Exercise aim – In your copy, reproduce the entries exactly as they are, minus the images.

^^^^

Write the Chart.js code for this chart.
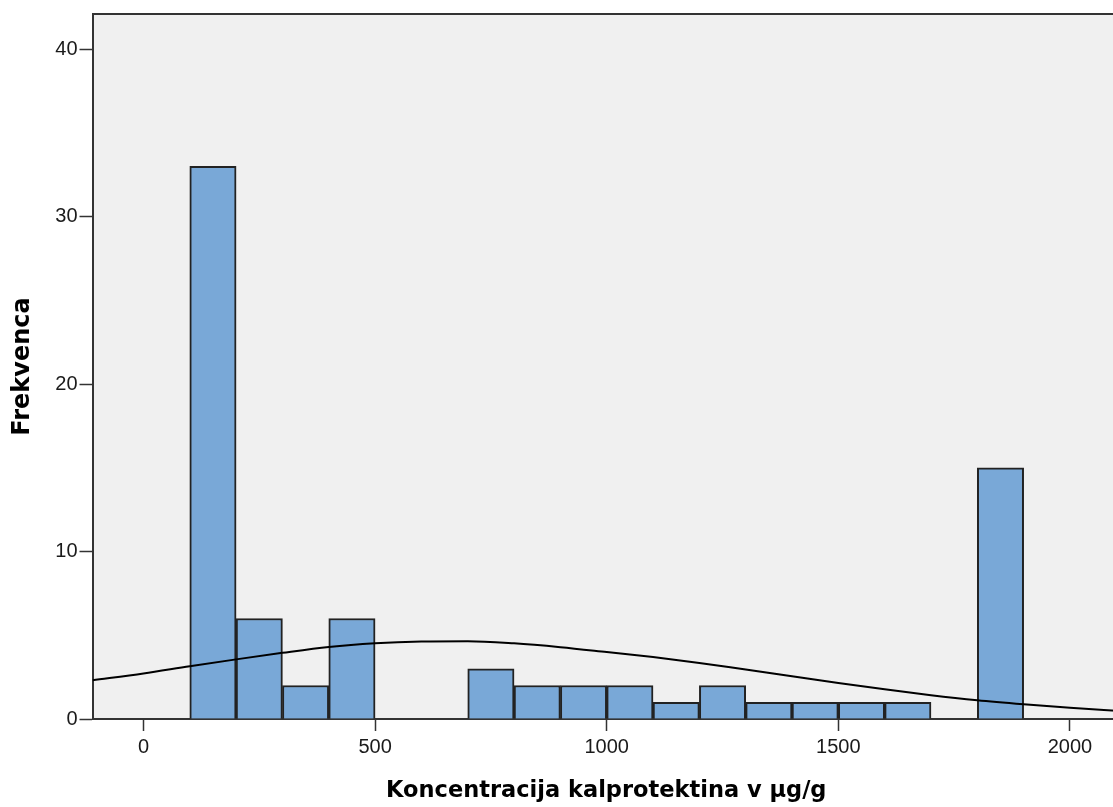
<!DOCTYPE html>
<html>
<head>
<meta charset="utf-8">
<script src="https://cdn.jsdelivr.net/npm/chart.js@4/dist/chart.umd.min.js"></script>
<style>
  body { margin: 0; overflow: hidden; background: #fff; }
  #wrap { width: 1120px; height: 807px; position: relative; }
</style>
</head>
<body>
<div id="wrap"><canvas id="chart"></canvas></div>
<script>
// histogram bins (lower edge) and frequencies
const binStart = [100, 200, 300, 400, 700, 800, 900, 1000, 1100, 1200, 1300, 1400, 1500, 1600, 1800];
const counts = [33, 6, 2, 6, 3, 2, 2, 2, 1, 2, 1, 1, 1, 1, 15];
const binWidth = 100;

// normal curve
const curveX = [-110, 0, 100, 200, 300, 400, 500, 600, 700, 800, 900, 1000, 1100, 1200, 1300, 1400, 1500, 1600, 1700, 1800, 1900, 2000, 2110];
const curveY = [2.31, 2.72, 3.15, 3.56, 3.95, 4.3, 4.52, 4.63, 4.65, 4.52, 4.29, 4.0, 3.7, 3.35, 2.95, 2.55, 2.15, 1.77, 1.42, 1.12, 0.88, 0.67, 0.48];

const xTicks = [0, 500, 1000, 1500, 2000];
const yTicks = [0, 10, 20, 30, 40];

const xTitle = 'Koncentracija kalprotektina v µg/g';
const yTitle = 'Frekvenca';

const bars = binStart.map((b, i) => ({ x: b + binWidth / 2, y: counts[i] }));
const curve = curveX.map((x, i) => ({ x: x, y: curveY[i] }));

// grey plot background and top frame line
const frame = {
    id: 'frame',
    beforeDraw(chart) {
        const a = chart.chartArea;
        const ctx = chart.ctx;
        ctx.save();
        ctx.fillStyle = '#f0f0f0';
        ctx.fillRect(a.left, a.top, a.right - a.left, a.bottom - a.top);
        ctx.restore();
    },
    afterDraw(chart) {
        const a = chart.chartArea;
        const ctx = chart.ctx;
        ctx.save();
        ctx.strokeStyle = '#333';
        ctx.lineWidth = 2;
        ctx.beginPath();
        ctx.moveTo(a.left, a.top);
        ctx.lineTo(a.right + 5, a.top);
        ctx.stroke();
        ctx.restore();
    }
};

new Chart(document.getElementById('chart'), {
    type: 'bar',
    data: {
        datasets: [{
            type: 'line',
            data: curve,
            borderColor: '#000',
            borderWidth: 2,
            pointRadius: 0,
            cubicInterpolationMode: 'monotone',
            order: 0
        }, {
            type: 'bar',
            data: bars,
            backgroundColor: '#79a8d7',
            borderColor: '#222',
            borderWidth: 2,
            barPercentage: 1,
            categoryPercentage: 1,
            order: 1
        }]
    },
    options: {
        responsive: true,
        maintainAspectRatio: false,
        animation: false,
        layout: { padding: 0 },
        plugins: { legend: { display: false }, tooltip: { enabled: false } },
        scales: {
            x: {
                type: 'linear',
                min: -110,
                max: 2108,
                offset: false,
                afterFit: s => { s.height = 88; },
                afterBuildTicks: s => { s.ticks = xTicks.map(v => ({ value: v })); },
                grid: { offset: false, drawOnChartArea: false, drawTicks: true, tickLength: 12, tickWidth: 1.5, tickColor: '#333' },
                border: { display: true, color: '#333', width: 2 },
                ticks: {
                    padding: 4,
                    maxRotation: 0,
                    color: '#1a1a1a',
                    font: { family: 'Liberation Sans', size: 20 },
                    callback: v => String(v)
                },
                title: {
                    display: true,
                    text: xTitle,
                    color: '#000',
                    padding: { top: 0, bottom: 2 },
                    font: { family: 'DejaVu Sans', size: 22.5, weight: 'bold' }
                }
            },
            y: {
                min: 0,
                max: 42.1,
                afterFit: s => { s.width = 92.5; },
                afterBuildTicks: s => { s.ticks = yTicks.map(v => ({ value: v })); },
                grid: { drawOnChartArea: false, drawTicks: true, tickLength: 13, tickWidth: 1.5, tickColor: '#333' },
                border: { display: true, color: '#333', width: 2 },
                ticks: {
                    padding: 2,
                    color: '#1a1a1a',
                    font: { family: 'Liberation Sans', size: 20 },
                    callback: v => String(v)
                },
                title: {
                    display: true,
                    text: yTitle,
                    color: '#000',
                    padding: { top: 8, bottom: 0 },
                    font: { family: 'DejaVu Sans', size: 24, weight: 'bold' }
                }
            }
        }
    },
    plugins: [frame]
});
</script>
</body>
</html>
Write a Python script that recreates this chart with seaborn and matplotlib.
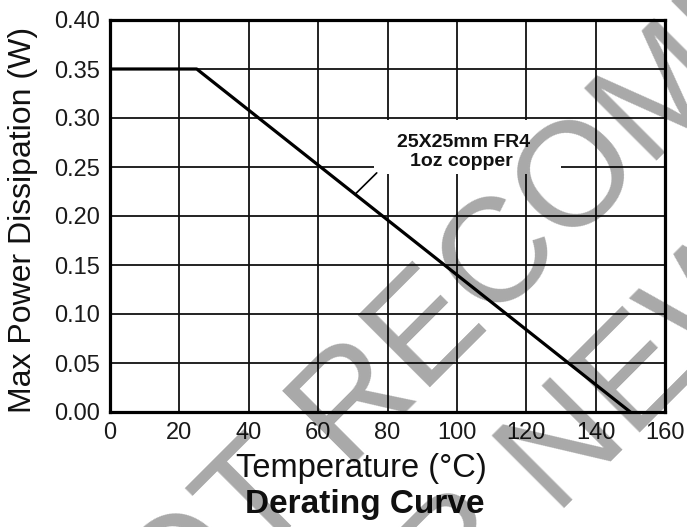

^^^^

Task answer –
Write the Chart.js code for this chart.
<!DOCTYPE html>
<html>
<head>
<meta charset="utf-8">
<script src="https://cdn.jsdelivr.net/npm/chart.js@4/dist/chart.umd.min.js"></script>
<style>
  body { margin: 0; overflow: hidden; background: #fff; }
  #wrap { width: 1120px; height: 807px; position: relative; }
</style>
</head>
<body>
<div id="wrap"><canvas id="chart"></canvas></div>
<script>
// histogram bins (lower edge) and frequencies
const binStart = [100, 200, 300, 400, 700, 800, 900, 1000, 1100, 1200, 1300, 1400, 1500, 1600, 1800];
const counts = [33, 6, 2, 6, 3, 2, 2, 2, 1, 2, 1, 1, 1, 1, 15];
const binWidth = 100;

// normal curve
const curveX = [-110, 0, 100, 200, 300, 400, 500, 600, 700, 800, 900, 1000, 1100, 1200, 1300, 1400, 1500, 1600, 1700, 1800, 1900, 2000, 2110];
const curveY = [2.31, 2.72, 3.15, 3.56, 3.95, 4.3, 4.52, 4.63, 4.65, 4.52, 4.29, 4.0, 3.7, 3.35, 2.95, 2.55, 2.15, 1.77, 1.42, 1.12, 0.88, 0.67, 0.48];

const xTicks = [0, 500, 1000, 1500, 2000];
const yTicks = [0, 10, 20, 30, 40];

const xTitle = 'Koncentracija kalprotektina v µg/g';
const yTitle = 'Frekvenca';

const bars = binStart.map((b, i) => ({ x: b + binWidth / 2, y: counts[i] }));
const curve = curveX.map((x, i) => ({ x: x, y: curveY[i] }));

// grey plot background and top frame line
const frame = {
    id: 'frame',
    beforeDraw(chart) {
        const a = chart.chartArea;
        const ctx = chart.ctx;
        ctx.save();
        ctx.fillStyle = '#f0f0f0';
        ctx.fillRect(a.left, a.top, a.right - a.left, a.bottom - a.top);
        ctx.restore();
    },
    afterDraw(chart) {
        const a = chart.chartArea;
        const ctx = chart.ctx;
        ctx.save();
        ctx.strokeStyle = '#333';
        ctx.lineWidth = 2;
        ctx.beginPath();
        ctx.moveTo(a.left, a.top);
        ctx.lineTo(a.right + 5, a.top);
        ctx.stroke();
        ctx.restore();
    }
};

new Chart(document.getElementById('chart'), {
    type: 'bar',
    data: {
        datasets: [{
            type: 'line',
            data: curve,
            borderColor: '#000',
            borderWidth: 2,
            pointRadius: 0,
            cubicInterpolationMode: 'monotone',
            order: 0
        }, {
            type: 'bar',
            data: bars,
            backgroundColor: '#79a8d7',
            borderColor: '#222',
            borderWidth: 2,
            barPercentage: 1,
            categoryPercentage: 1,
            order: 1
        }]
    },
    options: {
        responsive: true,
        maintainAspectRatio: false,
        animation: false,
        layout: { padding: 0 },
        plugins: { legend: { display: false }, tooltip: { enabled: false } },
        scales: {
            x: {
                type: 'linear',
                min: -110,
                max: 2108,
                offset: false,
                afterFit: s => { s.height = 88; },
                afterBuildTicks: s => { s.ticks = xTicks.map(v => ({ value: v })); },
                grid: { offset: false, drawOnChartArea: false, drawTicks: true, tickLength: 12, tickWidth: 1.5, tickColor: '#333' },
                border: { display: true, color: '#333', width: 2 },
                ticks: {
                    padding: 4,
                    maxRotation: 0,
                    color: '#1a1a1a',
                    font: { family: 'Liberation Sans', size: 20 },
                    callback: v => String(v)
                },
                title: {
                    display: true,
                    text: xTitle,
                    color: '#000',
                    padding: { top: 0, bottom: 2 },
                    font: { family: 'DejaVu Sans', size: 22.5, weight: 'bold' }
                }
            },
            y: {
                min: 0,
                max: 42.1,
                afterFit: s => { s.width = 92.5; },
                afterBuildTicks: s => { s.ticks = yTicks.map(v => ({ value: v })); },
                grid: { drawOnChartArea: false, drawTicks: true, tickLength: 13, tickWidth: 1.5, tickColor: '#333' },
                border: { display: true, color: '#333', width: 2 },
                ticks: {
                    padding: 2,
                    color: '#1a1a1a',
                    font: { family: 'Liberation Sans', size: 20 },
                    callback: v => String(v)
                },
                title: {
                    display: true,
                    text: yTitle,
                    color: '#000',
                    padding: { top: 8, bottom: 0 },
                    font: { family: 'DejaVu Sans', size: 24, weight: 'bold' }
                }
            }
        }
    },
    plugins: [frame]
});
</script>
</body>
</html>
Write a Python script that recreates this chart with seaborn and matplotlib.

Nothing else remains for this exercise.